■ Exercise brief ■
Return only the lines from the top of the data down to the one that holds "minimum width=177pt, minimum", both included, without any pictures.

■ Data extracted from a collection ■
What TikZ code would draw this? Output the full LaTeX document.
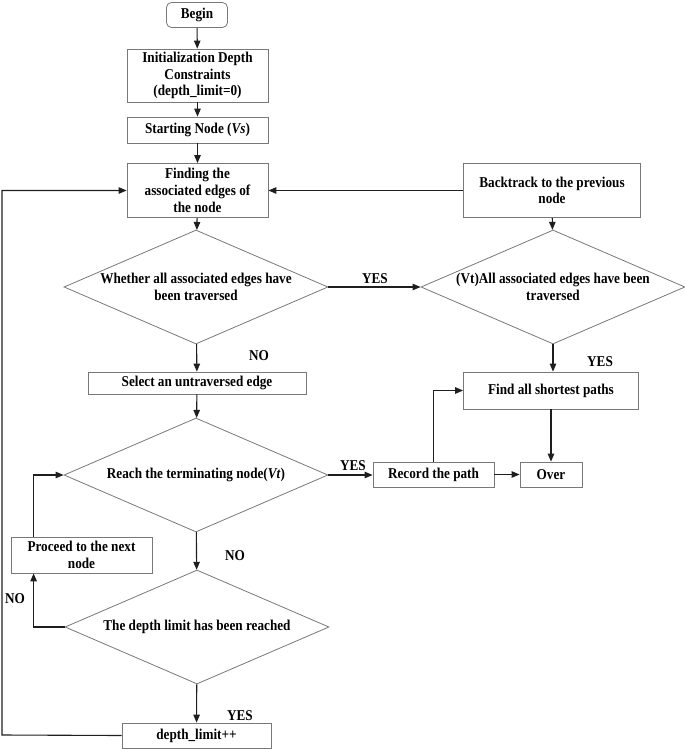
\documentclass[tikz,border=0pt]{standalone}
\usepackage{fontspec}
\setmainfont{Liberation Serif}[FakeStretch=0.88]
\usetikzlibrary{shapes.geometric,arrows.meta}
\definecolor{boxgray}{RGB}{120,120,120}
\definecolor{linecol}{RGB}{30,30,30}
\begin{document}
\begin{tikzpicture}[x=1pt,y=-1pt,
  txt/.style={font=\fontsize{15}{16.7}\selectfont\bfseries, text=black},
  box/.style={txt, draw=boxgray, line width=0.8pt, fill=white, align=center, inner sep=0pt},
  startbox/.style={box, rounded corners=5pt},
  decision/.style={txt, shape=diamond, draw=boxgray, line width=0.8pt, align=center,
    aspect=2.32, minimum width=264pt, minimum height=114pt, inner xsep=-20pt, inner ysep=0pt},
  lbl/.style={txt, inner sep=0pt},
  arr/.style={draw=linecol, line width=1.1pt, -{Triangle[length=8pt,width=6.5pt]}}
]
\useasboundingbox (0,0) rectangle (685,750);

\node[startbox, minimum width=61pt, minimum height=25pt] (begin) at (197,15) {Begin};
\node[box, minimum width=141pt, minimum height=53pt] (init) at (197.5,75.5) {Initialization Depth\\Constraints\\(depth\_limit=0)};
\node[box, minimum width=141pt, minimum height=26pt] (start) at (197.5,130) {Starting Node (\textit{Vs})};
\node[box, minimum width=141pt, minimum height=54pt] (find) at (197.5,190.5) {Finding the\\associated edges of\\the node};
\node[box, minimum width=177pt, minimum height=54pt] (back) at (552,190.5) {Backtrack to the previous\\node};

\node[decision] (d1) at (196,287) {Whether all associated edges have\\been traversed};
\node[decision] (d2) at (553,287) {(Vt)All associated edges have been\\traversed};

\node[box, minimum width=218pt, minimum height=22pt] (select) at (197,383) {Select an untraversed edge};
\node[box, minimum width=175pt, minimum height=37pt] (fsp) at (551,390.5) {Find all shortest paths};

\node[decision] (d3) at (196,475) {Reach the terminating node(\textit{Vt})};
\node[box, minimum width=121pt, minimum height=25pt] (record) at (433.5,474.5) {Record the path};
\node[box, minimum width=62pt, minimum height=25pt] (over) at (551,474.5) {Over};

\node[box, minimum width=141pt, minimum height=36pt] (proceed) at (81.5,555) {Proceed to the next\\node};
\node[decision] (d4) at (197,627) {The depth limit has been reached};
\node[box, minimum width=149pt, minimum height=25pt] (dl) at (196.5,735.5) {depth\_limit++};

\node[lbl] (yes1) at (375,279) {YES};
\node[lbl] (no1) at (259,356) {NO};
\node[lbl] (yes2) at (600,362) {YES};
\node[lbl] (yes3) at (353,466) {YES};
\node[lbl] (no2) at (235,556) {NO};
\node[lbl] (no3) at (15,599) {NO};
\node[lbl] (yes4) at (240,716) {YES};

\coordinate (lp) at (2,735);

\draw[arr] (begin) -- (init);
\draw[arr] (init) -- (start);
\draw[arr] (start) -- (find);
\draw[arr] (back.west) -- (back.west -| find.east);
\draw[arr] (find) -- (d1);
\draw[arr] (back) -- (d2);
\draw[arr] (d1) -- (d2);
\draw[arr] (d1) -- (select);
\draw[arr] (d2.south) -- (d2.south |- fsp.north);
\draw[arr] (select) -- (d3);
\draw[arr] (d3.east) -- (d3.east -| record.west);
\draw[arr] (record) -- (over);
\draw[arr] (record.north) |- (fsp.west);
\draw[arr] (fsp.south) -- (fsp.south |- over.north);
\draw[arr] (d3) -- (d4);
\draw[arr] (d4) -- (dl);
\draw[arr] (d4.west) -| ([xshift=23pt]proceed.south west);
\draw[arr] ([xshift=23pt]proceed.north west) |- (d3.west);
\draw[arr] (dl.west) -- (lp) |- (find.west);
\end{tikzpicture}
\end{document}
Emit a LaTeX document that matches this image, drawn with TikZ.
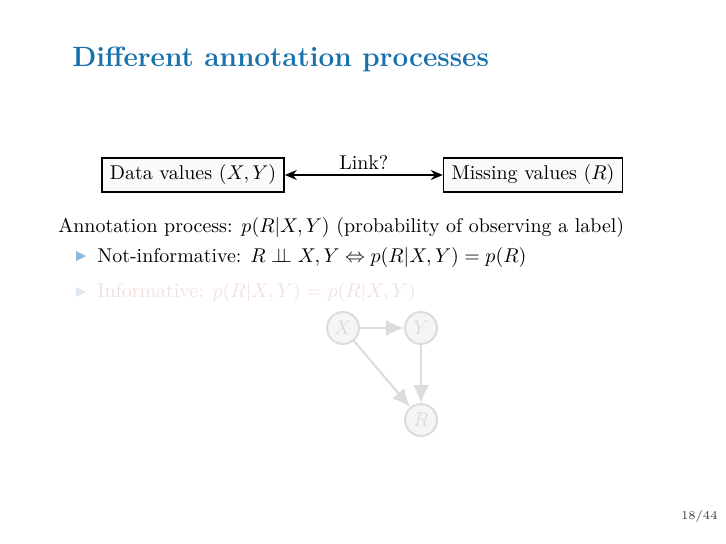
\documentclass[tikz,border=0pt]{standalone}
\usepackage{amsmath,amssymb}
\usetikzlibrary{arrows.meta}
\definecolor{titleblue}{RGB}{24,112,172}
\definecolor{bulletblue}{RGB}{140,185,220}
\definecolor{fadebullet}{RGB}{225,232,240}
\definecolor{fadetext}{RGB}{242,222,222}
\definecolor{nodeline}{RGB}{220,220,220}
\definecolor{nodefill}{RGB}{245,245,245}
\definecolor{boxfill}{RGB}{248,250,252}
\newcommand{\indepsym}{\mathrel{\perp\!\!\!\perp}}
\tikzset{
  txt/.style={inner sep=0pt, anchor=base west, font=\fontsize{10}{12}\selectfont},
  databox/.style={draw=black, fill=boxfill, line width=0.7pt, inner xsep=4pt, inner ysep=3.5pt, minimum height=16pt, font=\fontsize{10}{12}\selectfont},
  gnode/.style={circle, draw=nodeline, fill=nodefill, line width=1pt, minimum size=16pt, inner sep=0pt, text=nodeline, font=\fontsize{10}{12}\selectfont},
  garrow/.style={draw=nodeline, line width=1pt, -{Latex[length=9pt,width=8pt]}},
  bullet/.style={fill=bulletblue}
}
\begin{document}
\begin{tikzpicture}[x=0.017631cm,y=-0.017631cm]
\useasboundingbox (0,0) rectangle (726,544);
% title
\node[inner sep=0pt, anchor=base west, text=titleblue, font=\fontsize{14}{17}\selectfont\bfseries] (title) at (72,67) {Different annotation processes};
% boxes
\node[databox] (data) at (193,175) {Data values $(X,Y)$};
\node[databox] (miss) at (533,175) {Missing values $(R)$};
\draw[line width=0.8pt, {Stealth[length=6pt,width=5pt]}-{Stealth[length=6pt,width=5pt]}] (data) -- node[above, inner sep=2.5pt, font=\fontsize{10}{12}\selectfont] (link) {Link?} (miss);
% text
\node[txt] (ann) at (58,232) {Annotation process: $p(R|X,Y)$ (probability of observing a label)};
\fill[bulletblue] (76,251) -- (86,256) -- (76,261) -- cycle;
\node[txt] (noninf) at (97,262) {Not-informative: $R \indepsym X,Y \Leftrightarrow p(R|X,Y)=p(R)$};
\fill[fadebullet] (76,287) -- (86,292) -- (76,297) -- cycle;
\node[txt, text=fadetext] (inf) at (97,297) {Informative: $p(R|X,Y)=p(R|X,Y)$};
% graph
\node[gnode] (X) at (343,328) {$X$};
\node[gnode] (Y) at (421,328) {$Y$};
\node[gnode] (R) at (421,420) {$R$};
\draw[garrow] (X) -- (Y);
\draw[garrow] (Y) -- (R);
\draw[garrow] (X) -- (R);
% page number
\node[inner sep=0pt, anchor=base east, text=black!75, font=\fontsize{6}{7}\selectfont] (page) at (718,519) {18/44};
\end{tikzpicture}
\end{document}
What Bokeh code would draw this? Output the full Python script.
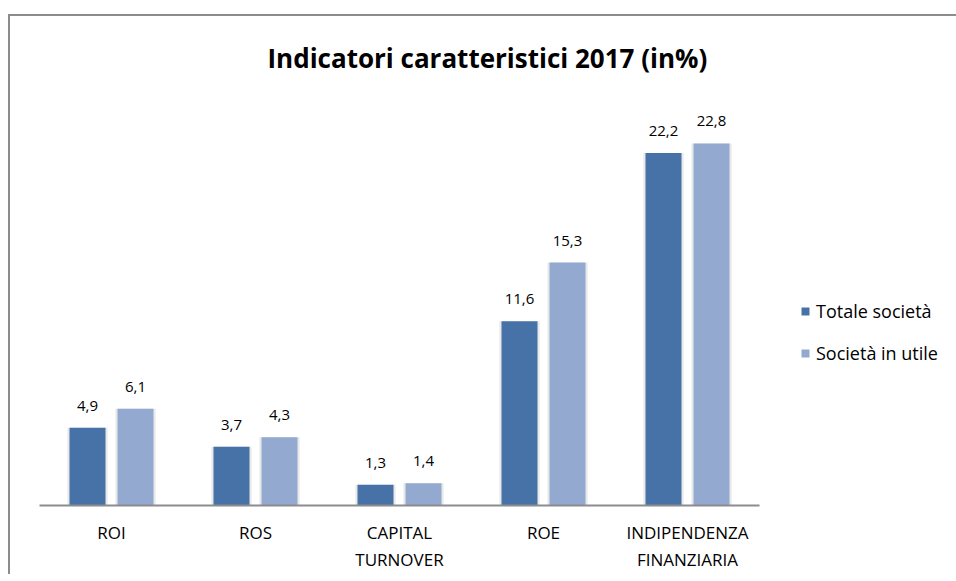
from bokeh.plotting import figure
from bokeh.models import ColumnDataSource, Range1d, FixedTicker, LabelSet, Legend, LegendItem
from bokeh.core.properties import value
from bokeh.embed import file_html
from bokeh.resources import INLINE

categories = ["ROI", "ROS", "CAPITAL\nTURNOVER", "ROE", "INDIPENDENZA\nFINANZIARIA"]
totale_societa = [4.9, 3.7, 1.3, 11.6, 22.2]
societa_in_utile = [6.1, 4.3, 1.4, 15.3, 22.8]
series_names = ["Totale società", "Società in utile"]
title_text = "Indicatori caratteristici 2017 (in%)"

FONT = "Open Sans"
DARK = "#4672A8"
LIGHT = "#94A9D0"
OFF = 1 / 6          # half distance between the two bars of a group
BW = 0.25            # bar width (category units)

n = len(categories)
centers = [i + 0.5 for i in range(n)]
src = ColumnDataSource(dict(
    x_tot=[c - OFF for c in centers],
    x_utl=[c + OFF for c in centers],
    tot=totale_societa,
    utl=societa_in_utile,
    tot_lbl=[f"{v:.1f}".replace(".", ",") for v in totale_societa],
    utl_lbl=[f"{v:.1f}".replace(".", ",") for v in societa_in_utile],
))

W, H = 956, 574
p = figure(
    x_range=Range1d(0, (W - 39) / 144),
    y_range=Range1d(0, 25),
    width=W, height=H,
    output_backend="svg", toolbar_location=None,
    min_border_left=39, min_border_right=0,
    min_border_top=108, min_border_bottom=H - 507,
    title=title_text,
)
p.border_fill_color = None
p.background_fill_color = None
p.styles = {
    "background": ("linear-gradient(#8c8c8c, #8c8c8c) 8px 14px / 2px 100% no-repeat, "
                   "linear-gradient(#8c8c8c, #8c8c8c) 8px 14px / 100% 2px no-repeat"),
}

p.title.align = "left"
p.title.offset = 228
p.title.text_font = FONT
p.title.text_font_size = "26px"
p.title.text_font_style = "bold"
p.title.text_color = "#000000"
p.title.standoff = 66

# soft shadows
for col_x, col_y in [("x_tot", "tot"), ("x_utl", "utl")]:
    p.vbar(x=col_x, top=col_y, width=BW + 0.03, bottom=0,
           source=src, fill_color="#cfcfcf", fill_alpha=0.45, line_color=None)

r1 = p.vbar(x="x_tot", top="tot", width=BW, bottom=0,
            source=src, fill_color=DARK, line_color=None)
r2 = p.vbar(x="x_utl", top="utl", width=BW, bottom=0,
            source=src, fill_color=LIGHT, line_color=None)

for col_x, col_y, lbl in [("x_tot", "tot", "tot_lbl"), ("x_utl", "utl", "utl_lbl")]:
    p.add_layout(LabelSet(x=col_x, y=col_y, text=lbl, source=src,
                          y_offset=22, text_align="center", text_baseline="middle",
                          text_font=value(FONT), text_font_size="15px",
                          text_color="#000000"))

legend = Legend(items=[LegendItem(label=series_names[0], renderers=[r1]),
                       LegendItem(label=series_names[1], renderers=[r2])],
                location=(761, 140), orientation="vertical",
                padding=0, margin=0, spacing=18, glyph_width=10, glyph_height=10,
                label_height=20, label_standoff=6,
                label_text_font=FONT, label_text_font_size="18px",
                label_text_color="#000000",
                border_line_color=None, background_fill_alpha=0)
p.add_layout(legend, "center")

p.yaxis.visible = False
p.xgrid.visible = False
p.ygrid.visible = False
p.outline_line_color = None
p.xaxis.bounds = (0, n)
p.xaxis.ticker = FixedTicker(ticks=centers)
p.xaxis.major_label_overrides = {c: lab for c, lab in zip(centers, categories)}
p.xaxis.axis_line_color = "#8c8c8c"
p.xaxis.axis_line_width = 2
p.xaxis.major_tick_line_color = None
p.xaxis.minor_tick_line_color = None
p.xaxis.major_tick_out = 0
p.xaxis.major_tick_in = 0
p.xaxis.axis_label_standoff = 0
p.xaxis.major_label_text_font = FONT
p.xaxis.major_label_text_font_size = "17px"
p.xaxis.major_label_text_color = "#000000"
p.xaxis.major_label_standoff = 15
p.xaxis.major_label_orientation = "horizontal"

open("out.html", "w").write(file_html(p, INLINE))
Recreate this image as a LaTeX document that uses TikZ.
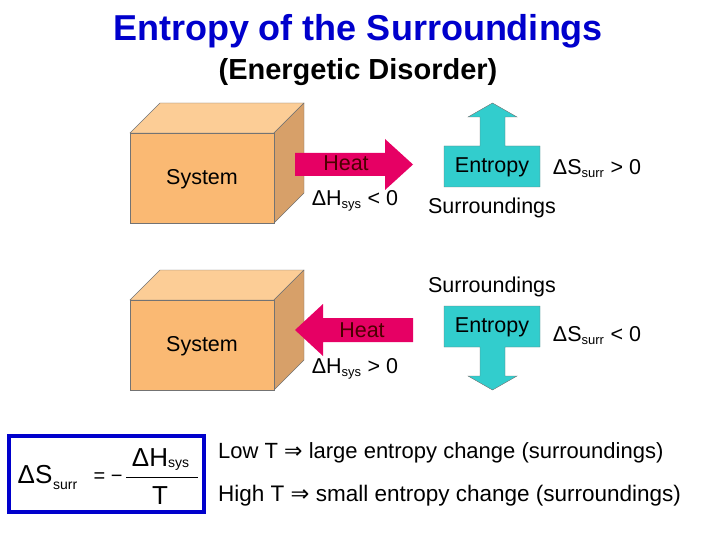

■ Response below ■
What TikZ code would draw this? Output the full LaTeX document.
\documentclass[tikz,border=0pt]{standalone}
\usepackage{fontspec}
\setmainfont{Liberation Serif}[FakeStretch=0.88]
\usetikzlibrary{shapes.geometric,arrows.meta}
\definecolor{boxgray}{RGB}{120,120,120}
\definecolor{linecol}{RGB}{30,30,30}
\begin{document}
\begin{tikzpicture}[x=1pt,y=-1pt,
  txt/.style={font=\fontsize{15}{16.7}\selectfont\bfseries, text=black},
  box/.style={txt, draw=boxgray, line width=0.8pt, fill=white, align=center, inner sep=0pt},
  startbox/.style={box, rounded corners=5pt},
  decision/.style={txt, shape=diamond, draw=boxgray, line width=0.8pt, align=center,
    aspect=2.32, minimum width=264pt, minimum height=114pt, inner xsep=-20pt, inner ysep=0pt},
  lbl/.style={txt, inner sep=0pt},
  arr/.style={draw=linecol, line width=1.1pt, -{Triangle[length=8pt,width=6.5pt]}}
]
\useasboundingbox (0,0) rectangle (685,750);

\node[startbox, minimum width=61pt, minimum height=25pt] (begin) at (197,15) {Begin};
\node[box, minimum width=141pt, minimum height=53pt] (init) at (197.5,75.5) {Initialization Depth\\Constraints\\(depth\_limit=0)};
\node[box, minimum width=141pt, minimum height=26pt] (start) at (197.5,130) {Starting Node (\textit{Vs})};
\node[box, minimum width=141pt, minimum height=54pt] (find) at (197.5,190.5) {Finding the\\associated edges of\\the node};
\node[box, minimum width=177pt, minimum height=54pt] (back) at (552,190.5) {Backtrack to the previous\\node};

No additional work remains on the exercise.